Несколько моих жизней: Воспоминания. Записные книжки. Переписка. Следственные дела - стр. 69
Но все, напечатанное до «Гадюки», встречалось как писания эмигранта, как квалифицированные рассказы в сущности ни о чем.
«Гадюка» сделала Толстого уже советским писателем, вступающим на путь проблемной литературы на материале современности.
Алексей Толстой не вступал ни в РАПП, ни в «Перевал».
Особое место в литературной жизни тех лет занимало издательство «Каторга и ссылка»[254] – при Обществе политкартожан и ссыльнопоселенцев. Герои легендарной «Народной воли» были еще живы. Вера Николаевна Фигнер[255] – напечатала свой многотомный «Запечатленный труд», Николай Морозов[256] – так же, как и Фигнер, просидевший в Шлиссельбурге всю жизнь, выступал с докладами, воспоминаниями, с книгами.
Мы видели людей, чья жизнь давно стала легендой. Эта живая связь с революционным прошлым России и ныне не утрачена. В прошлом году я был на вечере в здании Университета на Ленинских горах – на юбилее знаменитых Бестужевских курсов[257]. Мария Ильинична Ульянова, Н. Крупская были бестужевками.

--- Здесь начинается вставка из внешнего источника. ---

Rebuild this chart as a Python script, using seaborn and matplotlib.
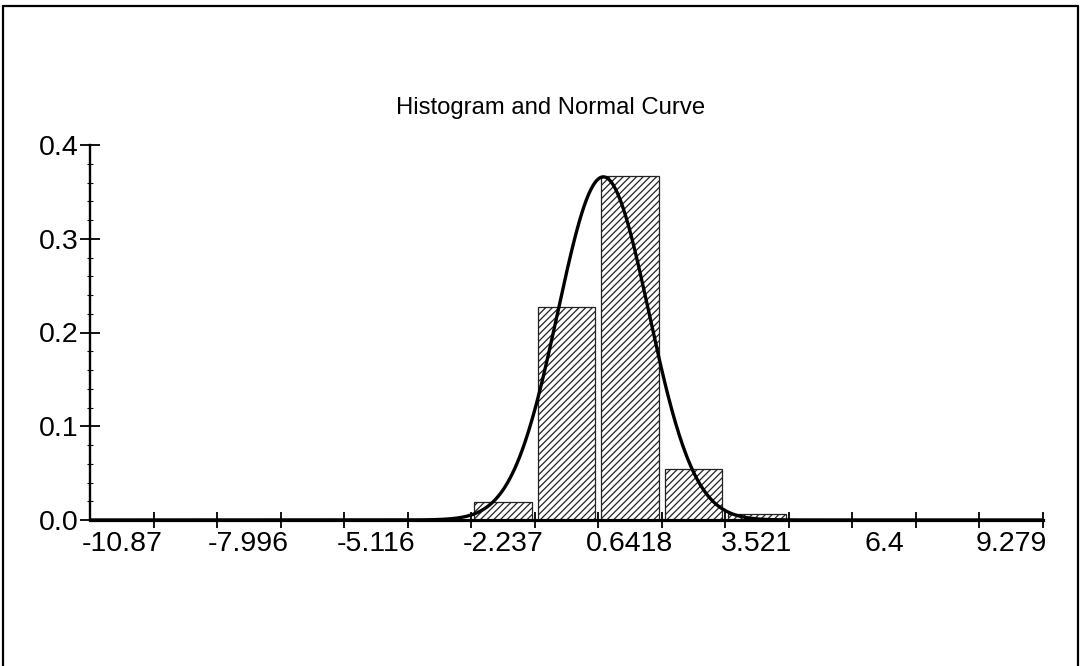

Еще живы были деятели высшего женского образования в России – синие скромные платья, белые кружева, седые волосы, простые пластмассовые гребни. Необычайное волнение ощущал я на этом вечере – то же самое чувство, что и на «мемуарных» вечерах когда-то в клубе б. политкаторжан.

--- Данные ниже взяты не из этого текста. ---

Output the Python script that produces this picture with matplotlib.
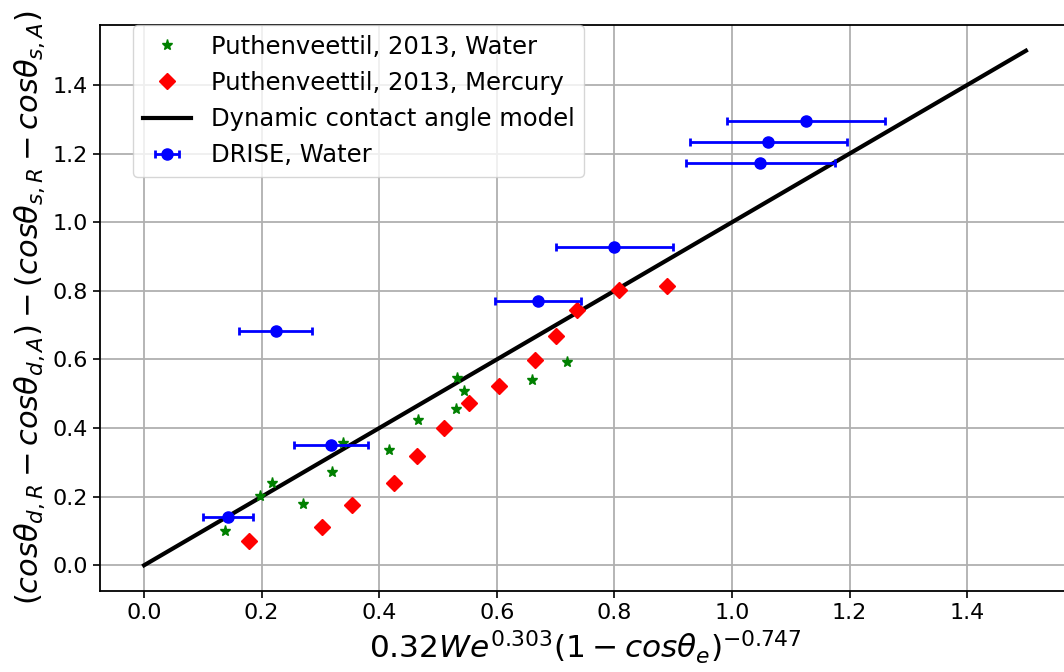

Двадцатые годы были временем выхода всевозможных книг о революционной деятельности. Исторические журналы открывались один за другим.
(Пастернак. «Девятьсот пятый год»)
Очень важно видеть этих людей живыми, наяву.
Я помню приезд в Москву Постава Инара[258] – участника Парижской коммуны, седого крепкого старика.
Связь времен, преемственность поколений ощущалась как-то необычайно ярко.
Писательская жизнь шла в литературных объединениях. Никакого организованного общения с деятелями науки или других искусств писатели не имели.
Уже позднее, с начала тридцатых годов, получил я приглашение из Дома писателей на встречу работников науки и искусства. Я пошел. Председательствовал Семашко[259]. Вересаев оживленно наводил на выступавших свой слуховой рожок. Из ученых были братья Завадовские[260], Лискун[261], еще молодой тогда математик Гельфонд[262]. Все деятели науки были выше писателей на целую голову в общекультурном смысле. Они все читали, все знали из тех предметов, которые полагается знать писателю. Писатели же выглядели убого. Вересаев[263] пробормотал несколько слов о пользе переводов Гесиода и Вергилия и сел.